In 1954, the same year that the present work was painted, Jean-Paul Riopelle represented Canada in the Venice Biennale and would start exhibiting regularly at Pierre Matisse Gallery. Born in Quebec, Riopelle moved to Paris in 1946, and would spend the rest of his life living between Europe and North America. The artist would first make friends with key figures of the Surrealist movement, such as André Breton. Riopelle’s paintings from this period share visual characteristics with the early work of Mark Rothko, but by the 1950s Riopelle had diverged from the surrealist group and defined his own style. Throughout his life Riopelle would have close friendships with many other notable artists such as Sam Francis and Joan Mitchell, the latter with whom the artist would share a tempestuous romantic relationship with for 24 years. The paintings of Mitchell and Riopelle both confront and meditate upon nature and its effect on the human psyche. Although their paintings have much in common, such as their vivacious execution and earthy color tones, they often seem to be the visual and spiritual inverse of one another.
Joan Mitchell’s quote concerning her artistic relationship with nature seems to ring true for Riopelle’s practice as well: “I could certainly never mirror nature. I would like more to paint what it leaves me with” (J. Mitchell, in J. Baur, “Nature in Abstraction: The Relation of Abstract Painting and Sculpture to Nature in Twentieth-Century American Art,” Whitney Museum of American Art, New York, 1958, p. 75). Interested in the environment from a young age, nature remained the cornerstone of Jean-Paul Riopelle’s work throughout his life. Similar to his companion Joan Mitchell, Riopelle made manifest the illustrious ephemerality of nature through his paintings. The freedom of nature, the nature of freedom; Riopelle’s Untitled is redolent of nature’s unhindered energetic force but simultaneously reflects on humanity’s inability to wholly portray the grandiosity of the natural world.
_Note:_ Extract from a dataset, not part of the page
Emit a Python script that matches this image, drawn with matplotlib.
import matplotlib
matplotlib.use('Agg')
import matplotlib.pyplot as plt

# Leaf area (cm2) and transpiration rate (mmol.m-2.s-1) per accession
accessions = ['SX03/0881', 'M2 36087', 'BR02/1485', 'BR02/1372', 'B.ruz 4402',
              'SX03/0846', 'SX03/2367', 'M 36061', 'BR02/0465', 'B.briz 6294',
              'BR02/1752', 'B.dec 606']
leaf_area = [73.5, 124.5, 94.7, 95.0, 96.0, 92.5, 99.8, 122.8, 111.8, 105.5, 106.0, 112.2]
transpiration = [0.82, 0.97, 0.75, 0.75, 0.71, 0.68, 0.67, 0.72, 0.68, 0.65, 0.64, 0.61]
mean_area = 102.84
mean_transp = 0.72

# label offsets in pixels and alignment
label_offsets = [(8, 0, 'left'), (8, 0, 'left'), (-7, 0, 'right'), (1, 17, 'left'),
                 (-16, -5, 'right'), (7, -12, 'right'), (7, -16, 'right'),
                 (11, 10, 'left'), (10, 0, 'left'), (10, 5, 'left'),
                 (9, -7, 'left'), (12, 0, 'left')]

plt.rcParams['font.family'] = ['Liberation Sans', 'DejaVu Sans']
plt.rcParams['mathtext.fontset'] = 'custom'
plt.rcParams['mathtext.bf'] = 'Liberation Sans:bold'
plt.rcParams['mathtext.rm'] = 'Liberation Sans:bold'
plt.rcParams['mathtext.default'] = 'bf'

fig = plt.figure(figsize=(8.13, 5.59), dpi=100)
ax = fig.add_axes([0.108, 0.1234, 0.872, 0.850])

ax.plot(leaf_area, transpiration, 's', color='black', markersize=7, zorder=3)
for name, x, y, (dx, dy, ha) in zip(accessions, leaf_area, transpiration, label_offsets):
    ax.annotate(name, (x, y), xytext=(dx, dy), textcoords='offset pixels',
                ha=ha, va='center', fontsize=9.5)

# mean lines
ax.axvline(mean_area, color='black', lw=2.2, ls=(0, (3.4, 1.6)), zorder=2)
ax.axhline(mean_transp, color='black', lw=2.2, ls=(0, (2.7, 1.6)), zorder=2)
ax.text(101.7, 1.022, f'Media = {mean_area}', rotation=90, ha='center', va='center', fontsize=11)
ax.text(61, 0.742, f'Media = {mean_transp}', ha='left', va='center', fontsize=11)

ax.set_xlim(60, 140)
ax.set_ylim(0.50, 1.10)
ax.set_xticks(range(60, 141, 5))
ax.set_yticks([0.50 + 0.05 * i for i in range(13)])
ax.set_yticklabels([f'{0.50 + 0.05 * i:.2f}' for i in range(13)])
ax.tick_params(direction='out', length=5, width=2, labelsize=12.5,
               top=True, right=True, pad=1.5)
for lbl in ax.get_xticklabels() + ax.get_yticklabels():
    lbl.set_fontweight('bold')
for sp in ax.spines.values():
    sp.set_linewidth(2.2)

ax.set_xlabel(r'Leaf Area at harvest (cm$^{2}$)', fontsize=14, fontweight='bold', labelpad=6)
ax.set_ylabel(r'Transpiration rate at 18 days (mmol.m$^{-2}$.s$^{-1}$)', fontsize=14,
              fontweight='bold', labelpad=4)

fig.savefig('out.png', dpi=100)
Thus we are left with a malleable painting; a painting that activates the viewers mind's eye with its formal fecundity, prodding the audience on to churn up their own definitions and feelings towards not only the painting, but inwards towards themselves and their own relationship with the world at large.
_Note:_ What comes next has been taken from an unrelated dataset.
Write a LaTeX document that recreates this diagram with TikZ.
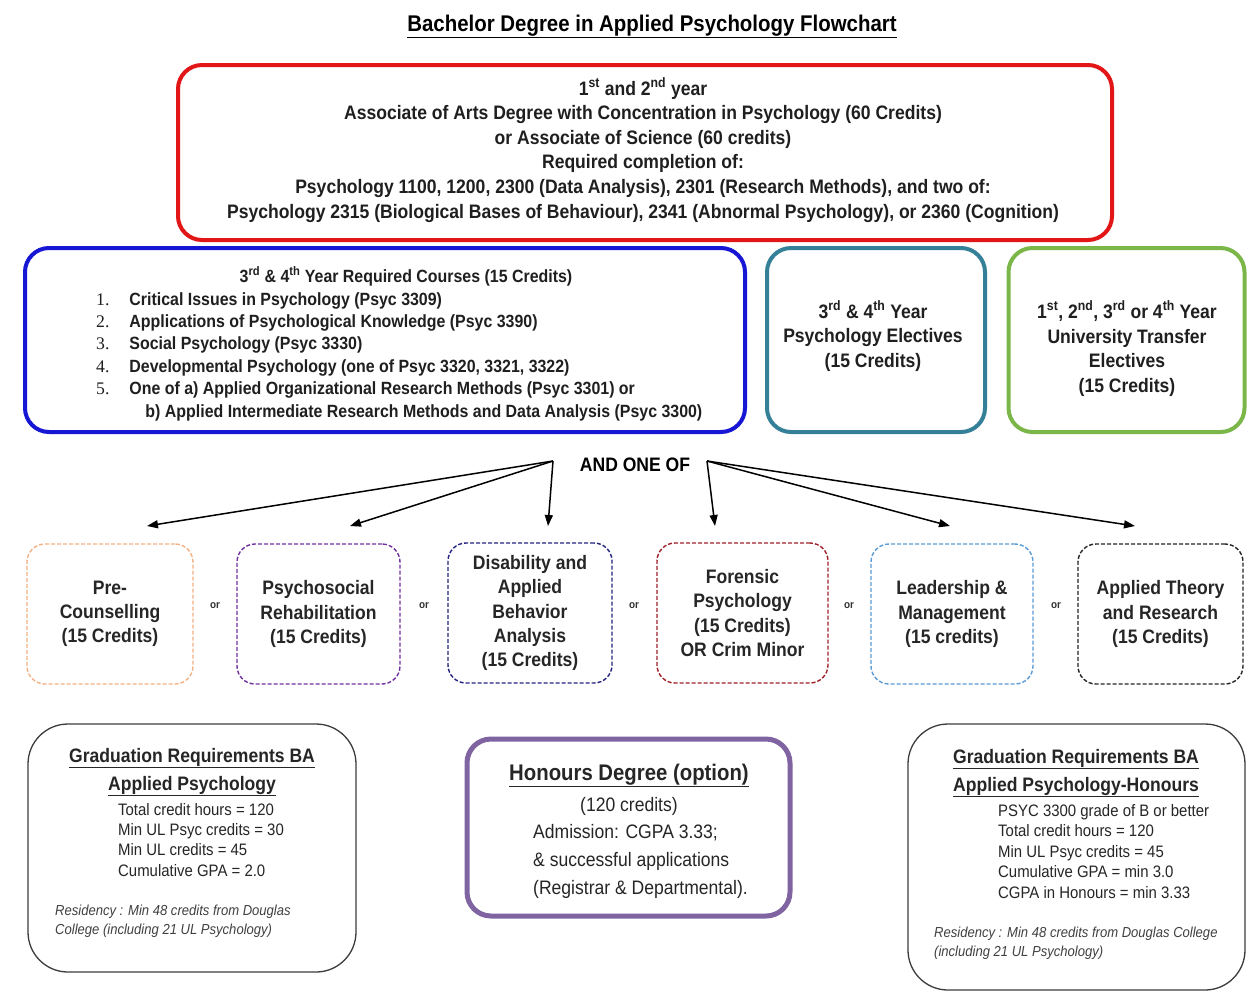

Although Riopelle’s paintings often suggest a natural landscape, they refrain from giving the viewer a clear picture or firmly recognizable image. This push and pull between abstraction and figuration, clarity and obscurity, light and dark, evokes a playful tension that envelops the viewer in a state of imaginative potentiality. The viewer is afforded the opportunity to project their own imagined reality upon the painting: the blacks are perhaps realized as a dense forest and the white becomes an open clearing; the light greens of the leaves awakening as they are touched by the sun’s light. In opposition to this pastoral perspective, the work could be imagined as a violent tornado tearing across the plains. Riopelle’s Untitled speaks to the ever-changing essence of both humanity and the natural world. This painting is a masterwork of variable scope and ethereal presence, allowing for a different viewpoint each time that it is viewed. As Hericlitus famously stated: “No man ever steps in the same river twice, for it's not the same river and he's not the same man”.
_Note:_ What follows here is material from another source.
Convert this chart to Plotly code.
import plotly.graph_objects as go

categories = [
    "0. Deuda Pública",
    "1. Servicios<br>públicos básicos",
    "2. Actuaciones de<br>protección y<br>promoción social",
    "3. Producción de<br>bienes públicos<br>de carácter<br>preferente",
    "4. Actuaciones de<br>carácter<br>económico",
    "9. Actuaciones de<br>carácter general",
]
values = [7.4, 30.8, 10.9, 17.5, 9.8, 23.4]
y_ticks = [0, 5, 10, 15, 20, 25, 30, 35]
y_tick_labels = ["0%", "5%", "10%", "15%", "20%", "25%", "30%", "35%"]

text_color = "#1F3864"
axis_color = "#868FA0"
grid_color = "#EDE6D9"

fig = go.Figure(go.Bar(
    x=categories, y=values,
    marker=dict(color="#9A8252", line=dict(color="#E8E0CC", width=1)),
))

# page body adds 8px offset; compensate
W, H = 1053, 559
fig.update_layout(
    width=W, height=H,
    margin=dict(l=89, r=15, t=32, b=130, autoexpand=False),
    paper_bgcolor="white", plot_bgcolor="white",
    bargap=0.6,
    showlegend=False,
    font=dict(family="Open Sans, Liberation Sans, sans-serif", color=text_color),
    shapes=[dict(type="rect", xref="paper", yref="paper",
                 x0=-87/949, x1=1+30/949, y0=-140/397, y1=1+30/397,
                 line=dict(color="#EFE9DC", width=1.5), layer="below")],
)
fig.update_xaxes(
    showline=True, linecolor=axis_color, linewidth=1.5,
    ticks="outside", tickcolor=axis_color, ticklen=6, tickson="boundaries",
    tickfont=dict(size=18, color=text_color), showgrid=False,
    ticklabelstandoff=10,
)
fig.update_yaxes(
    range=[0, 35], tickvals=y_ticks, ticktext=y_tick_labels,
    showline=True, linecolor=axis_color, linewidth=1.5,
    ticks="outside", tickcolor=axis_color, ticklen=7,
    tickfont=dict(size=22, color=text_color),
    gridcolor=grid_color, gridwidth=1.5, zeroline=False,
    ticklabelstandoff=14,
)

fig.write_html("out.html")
Jean-Paul Riopelle’s paintings move fast, much like the man himself. The artist owned a boat and collected vintage cars, such as the Bugatti he is pictured with here; he even built a racecar with his friends and entered into Le Mans. Executed without a hint of hesitation, Riopelle’s thickly-applied, lush streaks of paint dance and strut all over the picture plane of Untitled. Despite the present work’s all-over composition, the eye is directed towards the brilliant whites and jewel-like smatterings of luminous greens and blues in the center of the painting. With this playful tension the viewer is taken in and out of the painting’s boundaries, much like a wave repeatedly crashing onto the shore or a leaf wavering on a branch.
In 1954, the same year that the present work was painted, Jean-Paul Riopelle represented Canada in the Venice Biennale and would start exhibiting regularly at Pierre Matisse Gallery. Born in Quebec, Riopelle moved to Paris in 1946, and would spend the rest of his life living between Europe and North America. The artist would first make friends with key figures of the Surrealist movement, such as André Breton. Riopelle’s paintings from this period share visual characteristics with the early work of Mark Rothko, but by the 1950s Riopelle had diverged from the surrealist group and defined his own style. Throughout his life Riopelle would have close friendships with many other notable artists such as Sam Francis and Joan Mitchell, the latter with whom the artist would share a tempestuous romantic relationship with for 24 years. The paintings of Mitchell and Riopelle both confront and meditate upon nature and its effect on the human psyche. Although their paintings have much in common, such as their vivacious execution and earthy color tones, they often seem to be the visual and spiritual inverse of one another.
Joan Mitchell’s quote concerning her artistic relationship with nature seems to ring true for Riopelle’s practice as well: “I could certainly never mirror nature. I would like more to paint what it leaves me with” (J. Mitchell, in J. Baur, “Nature in Abstraction: The Relation of Abstract Painting and Sculpture to Nature in Twentieth-Century American Art,” Whitney Museum of American Art, New York, 1958, p. 75). Interested in the environment from a young age, nature remained the cornerstone of Jean-Paul Riopelle’s work throughout his life. Similar to his companion Joan Mitchell, Riopelle made manifest the illustrious ephemerality of nature through his paintings. The freedom of nature, the nature of freedom; Riopelle’s Untitled is redolent of nature’s unhindered energetic force but simultaneously reflects on humanity’s inability to wholly portray the grandiosity of the natural world. Thus we are left with a malleable painting; a painting that activates the viewers mind's eye with its formal fecundity, prodding the audience on to churn up their own definitions and feelings towards not only the painting, but inwards towards themselves and their own relationship with the world at large.
Although Riopelle’s paintings often suggest a natural landscape, they refrain from giving the viewer a clear picture or firmly recognizable image. This push and pull between abstraction and figuration, clarity and obscurity, light and dark, evokes a playful tension that envelops the viewer in a state of imaginative potentiality. The viewer is afforded the opportunity to project their own imagined reality upon the painting: the blacks are perhaps realized as a dense forest and the white becomes an open clearing; the light greens of the leaves awakening as they are touched by the sun’s light. In opposition to this pastoral perspective, the work could be imagined as a violent tornado tearing across the plains. Riopelle’s Untitled speaks to the ever-changing essence of both humanity and the natural world. This painting is a masterwork of variable scope and ethereal presence, allowing for a different viewpoint each time that it is viewed. As Hericlitus famously stated: “No man ever steps in the same river twice, for it's not the same river and he's not the same man”.